By Jon L. Ten Haagen
If you have the assets in one of your personal investment accounts, get serious about your future retirement! You have until your tax return due date (not including extensions) to contribute up to $5,500 for 2015 ($6,500 if you are age 50 by Dec. 31, 2015). For most taxpayers, the contribution deadline for 2015 is April 18, 2016 (April 19 if you live in Maine or Massachusetts).
You can contribute to a traditional IRA, a ROTH IRA, or both, as long as your total contributions don’t exceed the annual limit (or if less, 100 percent of your earned income). You may also be able to contribute to an IRA for your spouse for 2015, even if your spouse didn’t make any 2015 income.
You can contribute to a traditional IRA for 2015 if you had taxable compensation and you were not age 70.5 by Dec. 31, 2015. However, if you or your spouse was covered by an employer-sponsored retirement plan in 2015, then your ability to deduct your contributions may be limited or eliminated depending on your filing status and your modified adjusted gross income (MAGI)., See your CPA or CFP to determine the deductibility and phase-out ranges of IRA contributions.
ROTH IRA You can contribute to a ROTH IRA if your MAGI is within certain dollar limits (even if you are 70.5 or older). For 2015, if you file a single or head of household, you can make a full ROTH contribution if your income is $116,000 or less. Your maximum contribution is phased out if your income is between $116,000 and $131,000. And you can’t contribute at all if your income is $131,000 or more. Similarly, if you are married and file a joint federal return, you can make a full ROTH contribution if your income is $183,000 or less. Your contribution is phased out if your income is between $183,000 and $193,000, and you can’t contribute at all if your income is over $193,000. And if you are married filing separately, your contribution phases out with any income over $0, and you can’t contribute at all if your income is $10,000 or more.

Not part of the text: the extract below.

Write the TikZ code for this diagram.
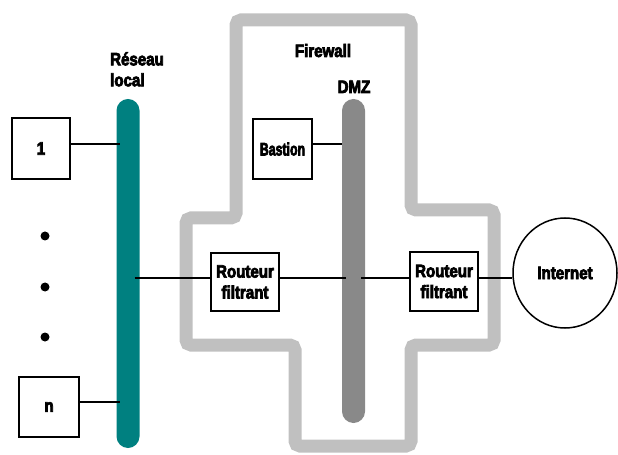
\documentclass[tikz,border=0pt]{standalone}
\usepackage{fontspec}
\setmainfont{Liberation Sans}[FakeStretch=0.84, BoldFeatures={FakeBold=4}]
\usetikzlibrary{shapes.geometric,calc}
\definecolor{lanteal}{HTML}{008080}
\definecolor{dmzgray}{HTML}{898989}
\definecolor{fwgray}{HTML}{C0C0C0}
\begin{document}
\begin{tikzpicture}[x=1bp,y=-1bp,
  lbl/.style={font=\fontsize{18}{21}\selectfont\bfseries, inner sep=0},
  box/.style={draw=black, line width=1.5bp, fill=white, inner sep=0, lbl, align=center},
  bus/.style={rounded corners=11.5bp, inner sep=0, minimum width=23bp},
  wire/.style={line width=1.5bp}]
\useasboundingbox (0,0) rectangle (618,455);
% firewall outline
\draw[fwgray, line width=13bp, rounded corners=5bp] (236,20) -- (411,20) -- (411,210) -- (494,210) -- (494,345) -- (411,345) -- (411,446) -- (295,446) -- (295,345) -- (186,345) -- (186,218) -- (236,218) -- cycle;
% buses
\node[bus, fill=lanteal, minimum height=349bp] (lan) at (128,273.5) {};
\node[bus, fill=dmzgray, minimum height=324bp] (dmz) at (353.5,261) {};
% boxes
\node[box, minimum width=58bp, minimum height=61bp] (b1) at (41,148.5) {1};
\node[box, minimum width=60bp, minimum height=60bp] (bn) at (49,407) {n};
\node[box, minimum width=59bp, minimum height=60bp] (bas) at (282.5,149) {\scalebox{0.82}[1]{Bastion}};
\node[box, minimum width=68bp, minimum height=58bp] (r1) at (245,282) {Routeur\\filtrant};
\node[box, minimum width=68bp, minimum height=59bp] (r2) at (444,281.5) {Routeur\\filtrant};
\node[ellipse, draw, line width=1.5bp, minimum width=104bp, minimum height=110bp, inner sep=0, lbl] (inet) at (565,273) {\raisebox{-3bp}{Internet}};
% dots
\foreach \y in {236,287,337} \fill (45,\y) circle (4.5bp);
% labels
\node[lbl, anchor=north west, align=left] (lanlbl) at (110,52) {Réseau\\local};
\node[lbl, anchor=base] (fwlbl) at (323,57) {Firewall};
\node[lbl, anchor=base] (dmzlbl) at (354,93) {DMZ};
% wires
\coordinate (lvl) at (0,278);
\coordinate (p1) at ([yshift=4.5bp]b1.east);
\coordinate (pn) at ([yshift=5bp]bn.east);
\coordinate (pb) at ([yshift=5bp]bas.east);
\draw[wire] (p1) -- ($(p1 -| lan.west)+(4,0)$);
\draw[wire] (pn) -- ($(pn -| lan.west)+(4,0)$);
\draw[wire] (pb) -- (pb -| dmz.west);
\draw[wire] ($(lan.east |- lvl)+(-5,0)$) -- (r1.west |- lvl);
\draw[wire] (r1.east |- lvl) -- ($(dmz.west |- lvl)+(4,0)$);
\draw[wire] ($(dmz.east |- lvl)+(-4,0)$) -- (r2.west |- lvl);
\draw[wire] (r2.east |- lvl) -- (inet.west |- lvl);
\end{tikzpicture}
\end{document}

Even if you can’t make an annual contribution to a ROTH IRA because of income limits, there’s an easy workaround. If you have not reached age 70.5, you can simply make a nondeductible contribution to a traditional IRA, and then immediately convert the tradition IRA to a ROTH IRA. Keep in mind that you’ll need to aggregate all traditional IRAs and SEP/SIMPLE IRAs you own - other than IRAs you have inherited – when you calculate the taxable portion of your conversion. This is sometimes called a “back-door” ROTH IRA.
Finally, keep in mind that if you make a contribution to a ROTH IRA for 2015, no matter how small, by your tax return due date, and this is your first ROTH IRA contribution, your five-year holding period for identifying qualified distributions from all your ROTH IRAs (other than inherited accounts) will start on Jan. 1, 2015.